GOAL ▸
Please quote exactly the opening lines of the data, from the first line to the one where "(bods) at (209,194)" appears.

SUPPLIED MATERIAL ▸
----

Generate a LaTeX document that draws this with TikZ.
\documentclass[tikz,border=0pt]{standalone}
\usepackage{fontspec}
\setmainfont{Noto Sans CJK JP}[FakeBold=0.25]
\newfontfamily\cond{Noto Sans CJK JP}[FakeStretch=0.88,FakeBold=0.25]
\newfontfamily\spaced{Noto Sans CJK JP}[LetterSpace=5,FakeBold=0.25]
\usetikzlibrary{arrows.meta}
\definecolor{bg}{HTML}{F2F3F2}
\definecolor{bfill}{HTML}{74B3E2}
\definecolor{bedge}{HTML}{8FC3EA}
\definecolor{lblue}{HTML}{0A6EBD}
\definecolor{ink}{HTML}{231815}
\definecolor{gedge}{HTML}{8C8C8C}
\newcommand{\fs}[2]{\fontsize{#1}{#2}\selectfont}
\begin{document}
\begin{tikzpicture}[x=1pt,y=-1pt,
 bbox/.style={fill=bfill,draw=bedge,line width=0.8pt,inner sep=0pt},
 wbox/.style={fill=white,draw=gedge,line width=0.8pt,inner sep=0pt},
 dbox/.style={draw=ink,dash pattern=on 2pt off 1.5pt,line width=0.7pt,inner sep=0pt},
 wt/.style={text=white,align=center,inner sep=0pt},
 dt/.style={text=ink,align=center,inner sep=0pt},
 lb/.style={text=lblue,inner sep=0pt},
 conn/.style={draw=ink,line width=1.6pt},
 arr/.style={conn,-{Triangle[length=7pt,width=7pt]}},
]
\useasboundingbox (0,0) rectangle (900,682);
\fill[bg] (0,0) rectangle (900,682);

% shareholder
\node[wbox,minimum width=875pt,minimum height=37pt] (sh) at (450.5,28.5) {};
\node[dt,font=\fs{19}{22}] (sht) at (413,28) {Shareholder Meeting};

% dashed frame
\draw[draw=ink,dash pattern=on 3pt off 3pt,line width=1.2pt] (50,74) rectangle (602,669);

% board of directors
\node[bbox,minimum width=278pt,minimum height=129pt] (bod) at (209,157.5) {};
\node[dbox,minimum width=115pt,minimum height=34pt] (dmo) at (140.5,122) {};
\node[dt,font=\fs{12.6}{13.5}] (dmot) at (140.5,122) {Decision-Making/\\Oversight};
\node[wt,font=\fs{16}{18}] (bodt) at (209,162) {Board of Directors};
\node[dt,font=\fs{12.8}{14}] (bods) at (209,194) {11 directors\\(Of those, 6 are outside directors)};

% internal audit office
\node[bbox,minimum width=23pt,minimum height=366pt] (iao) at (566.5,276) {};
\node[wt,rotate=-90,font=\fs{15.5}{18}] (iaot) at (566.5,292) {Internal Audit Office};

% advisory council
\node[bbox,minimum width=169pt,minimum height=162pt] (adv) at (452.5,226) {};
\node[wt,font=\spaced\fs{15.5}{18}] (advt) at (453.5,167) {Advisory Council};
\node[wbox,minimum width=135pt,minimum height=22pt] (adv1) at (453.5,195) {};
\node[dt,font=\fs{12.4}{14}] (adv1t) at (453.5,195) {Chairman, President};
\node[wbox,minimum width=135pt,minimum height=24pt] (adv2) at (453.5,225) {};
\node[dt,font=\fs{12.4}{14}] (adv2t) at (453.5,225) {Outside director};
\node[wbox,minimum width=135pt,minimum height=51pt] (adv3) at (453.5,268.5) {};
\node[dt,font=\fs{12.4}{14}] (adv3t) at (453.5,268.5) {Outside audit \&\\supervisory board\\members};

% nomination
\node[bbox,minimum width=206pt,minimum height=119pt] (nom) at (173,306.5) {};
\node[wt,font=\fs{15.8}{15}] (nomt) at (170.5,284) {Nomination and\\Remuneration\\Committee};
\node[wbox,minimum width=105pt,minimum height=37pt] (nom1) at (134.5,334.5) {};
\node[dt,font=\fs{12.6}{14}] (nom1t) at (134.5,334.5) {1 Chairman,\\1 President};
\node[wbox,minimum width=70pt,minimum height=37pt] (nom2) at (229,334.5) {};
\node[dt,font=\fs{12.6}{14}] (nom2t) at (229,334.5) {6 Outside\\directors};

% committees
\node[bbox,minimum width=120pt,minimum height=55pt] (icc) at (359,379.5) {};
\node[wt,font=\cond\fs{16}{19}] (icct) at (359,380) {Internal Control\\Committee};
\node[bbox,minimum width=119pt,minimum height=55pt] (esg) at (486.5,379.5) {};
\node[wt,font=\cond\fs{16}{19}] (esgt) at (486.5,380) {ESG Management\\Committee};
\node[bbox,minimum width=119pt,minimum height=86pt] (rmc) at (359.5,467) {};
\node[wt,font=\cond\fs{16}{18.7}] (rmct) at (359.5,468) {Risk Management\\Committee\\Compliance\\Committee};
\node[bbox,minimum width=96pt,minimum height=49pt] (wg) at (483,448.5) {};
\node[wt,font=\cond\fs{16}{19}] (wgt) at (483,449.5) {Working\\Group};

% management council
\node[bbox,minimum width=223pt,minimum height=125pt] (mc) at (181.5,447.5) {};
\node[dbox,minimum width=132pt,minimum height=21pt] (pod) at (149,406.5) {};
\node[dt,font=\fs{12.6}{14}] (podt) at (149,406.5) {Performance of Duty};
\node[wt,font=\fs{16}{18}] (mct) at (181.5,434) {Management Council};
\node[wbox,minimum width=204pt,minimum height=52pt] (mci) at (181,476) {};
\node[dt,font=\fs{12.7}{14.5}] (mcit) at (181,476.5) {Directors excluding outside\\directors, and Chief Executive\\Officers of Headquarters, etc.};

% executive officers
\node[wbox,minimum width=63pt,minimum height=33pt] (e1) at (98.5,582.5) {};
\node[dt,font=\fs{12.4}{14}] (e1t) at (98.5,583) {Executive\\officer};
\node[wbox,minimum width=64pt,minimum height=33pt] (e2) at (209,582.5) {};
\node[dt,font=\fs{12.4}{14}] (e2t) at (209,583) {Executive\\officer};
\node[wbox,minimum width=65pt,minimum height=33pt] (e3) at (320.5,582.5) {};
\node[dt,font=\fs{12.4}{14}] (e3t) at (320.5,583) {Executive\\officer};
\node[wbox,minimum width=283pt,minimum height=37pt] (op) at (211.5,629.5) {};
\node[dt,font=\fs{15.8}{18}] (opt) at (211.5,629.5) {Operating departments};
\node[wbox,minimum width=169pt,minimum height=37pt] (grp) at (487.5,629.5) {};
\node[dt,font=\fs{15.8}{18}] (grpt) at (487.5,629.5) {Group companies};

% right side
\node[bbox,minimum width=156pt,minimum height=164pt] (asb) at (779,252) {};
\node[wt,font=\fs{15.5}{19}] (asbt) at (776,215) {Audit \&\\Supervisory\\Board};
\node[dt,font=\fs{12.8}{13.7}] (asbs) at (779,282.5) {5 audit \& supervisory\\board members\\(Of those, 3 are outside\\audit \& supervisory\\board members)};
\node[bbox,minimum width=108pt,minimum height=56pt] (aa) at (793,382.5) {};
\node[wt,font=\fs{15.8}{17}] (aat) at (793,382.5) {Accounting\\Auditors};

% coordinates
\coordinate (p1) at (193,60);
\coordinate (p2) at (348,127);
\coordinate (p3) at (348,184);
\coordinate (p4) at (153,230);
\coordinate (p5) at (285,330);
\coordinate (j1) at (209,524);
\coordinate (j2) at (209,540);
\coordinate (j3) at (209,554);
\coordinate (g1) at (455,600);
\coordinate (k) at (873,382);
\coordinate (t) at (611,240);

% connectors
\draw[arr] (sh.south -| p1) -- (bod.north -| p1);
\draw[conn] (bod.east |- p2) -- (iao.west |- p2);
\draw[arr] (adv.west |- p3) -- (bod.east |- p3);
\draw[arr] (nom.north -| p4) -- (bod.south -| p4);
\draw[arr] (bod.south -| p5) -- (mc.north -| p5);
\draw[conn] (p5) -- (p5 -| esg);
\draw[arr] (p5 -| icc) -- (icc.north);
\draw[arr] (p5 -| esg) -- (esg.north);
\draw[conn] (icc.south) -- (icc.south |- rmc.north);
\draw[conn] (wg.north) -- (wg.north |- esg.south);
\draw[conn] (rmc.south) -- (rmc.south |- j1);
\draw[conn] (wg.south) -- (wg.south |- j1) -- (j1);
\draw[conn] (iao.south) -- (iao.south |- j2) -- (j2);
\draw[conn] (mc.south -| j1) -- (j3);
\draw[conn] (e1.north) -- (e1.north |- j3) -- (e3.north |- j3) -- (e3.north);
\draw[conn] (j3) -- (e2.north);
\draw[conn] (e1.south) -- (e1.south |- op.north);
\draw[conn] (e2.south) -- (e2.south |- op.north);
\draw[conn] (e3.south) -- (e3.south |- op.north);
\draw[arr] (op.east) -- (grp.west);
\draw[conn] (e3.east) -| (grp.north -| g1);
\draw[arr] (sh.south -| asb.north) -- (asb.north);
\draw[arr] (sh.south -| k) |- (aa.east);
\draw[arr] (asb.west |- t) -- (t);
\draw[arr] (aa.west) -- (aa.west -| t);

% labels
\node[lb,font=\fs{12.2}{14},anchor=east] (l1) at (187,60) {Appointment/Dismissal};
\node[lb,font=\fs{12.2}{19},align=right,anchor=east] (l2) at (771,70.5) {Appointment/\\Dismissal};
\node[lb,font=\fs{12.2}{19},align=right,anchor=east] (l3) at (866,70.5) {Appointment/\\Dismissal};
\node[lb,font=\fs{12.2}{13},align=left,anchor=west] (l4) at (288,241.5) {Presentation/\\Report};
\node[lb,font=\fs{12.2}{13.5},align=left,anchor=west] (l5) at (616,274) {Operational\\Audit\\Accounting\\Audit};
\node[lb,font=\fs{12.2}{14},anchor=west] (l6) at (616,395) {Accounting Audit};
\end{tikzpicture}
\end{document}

----

TASK SOLUTION ▸
Generate a LaTeX document that draws this with TikZ.
\documentclass[tikz,border=0pt]{standalone}
\usepackage{fontspec}
\setmainfont{Noto Sans CJK JP}[FakeBold=0.25]
\newfontfamily\cond{Noto Sans CJK JP}[FakeStretch=0.88,FakeBold=0.25]
\newfontfamily\spaced{Noto Sans CJK JP}[LetterSpace=5,FakeBold=0.25]
\usetikzlibrary{arrows.meta}
\definecolor{bg}{HTML}{F2F3F2}
\definecolor{bfill}{HTML}{74B3E2}
\definecolor{bedge}{HTML}{8FC3EA}
\definecolor{lblue}{HTML}{0A6EBD}
\definecolor{ink}{HTML}{231815}
\definecolor{gedge}{HTML}{8C8C8C}
\newcommand{\fs}[2]{\fontsize{#1}{#2}\selectfont}
\begin{document}
\begin{tikzpicture}[x=1pt,y=-1pt,
 bbox/.style={fill=bfill,draw=bedge,line width=0.8pt,inner sep=0pt},
 wbox/.style={fill=white,draw=gedge,line width=0.8pt,inner sep=0pt},
 dbox/.style={draw=ink,dash pattern=on 2pt off 1.5pt,line width=0.7pt,inner sep=0pt},
 wt/.style={text=white,align=center,inner sep=0pt},
 dt/.style={text=ink,align=center,inner sep=0pt},
 lb/.style={text=lblue,inner sep=0pt},
 conn/.style={draw=ink,line width=1.6pt},
 arr/.style={conn,-{Triangle[length=7pt,width=7pt]}},
]
\useasboundingbox (0,0) rectangle (900,682);
\fill[bg] (0,0) rectangle (900,682);

% shareholder
\node[wbox,minimum width=875pt,minimum height=37pt] (sh) at (450.5,28.5) {};
\node[dt,font=\fs{19}{22}] (sht) at (413,28) {Shareholder Meeting};

% dashed frame
\draw[draw=ink,dash pattern=on 3pt off 3pt,line width=1.2pt] (50,74) rectangle (602,669);

% board of directors
\node[bbox,minimum width=278pt,minimum height=129pt] (bod) at (209,157.5) {};
\node[dbox,minimum width=115pt,minimum height=34pt] (dmo) at (140.5,122) {};
\node[dt,font=\fs{12.6}{13.5}] (dmot) at (140.5,122) {Decision-Making/\\Oversight};
\node[wt,font=\fs{16}{18}] (bodt) at (209,162) {Board of Directors};
\node[dt,font=\fs{12.8}{14}] (bods) at (209,194) {11 directors\\(Of those, 6 are outside directors)};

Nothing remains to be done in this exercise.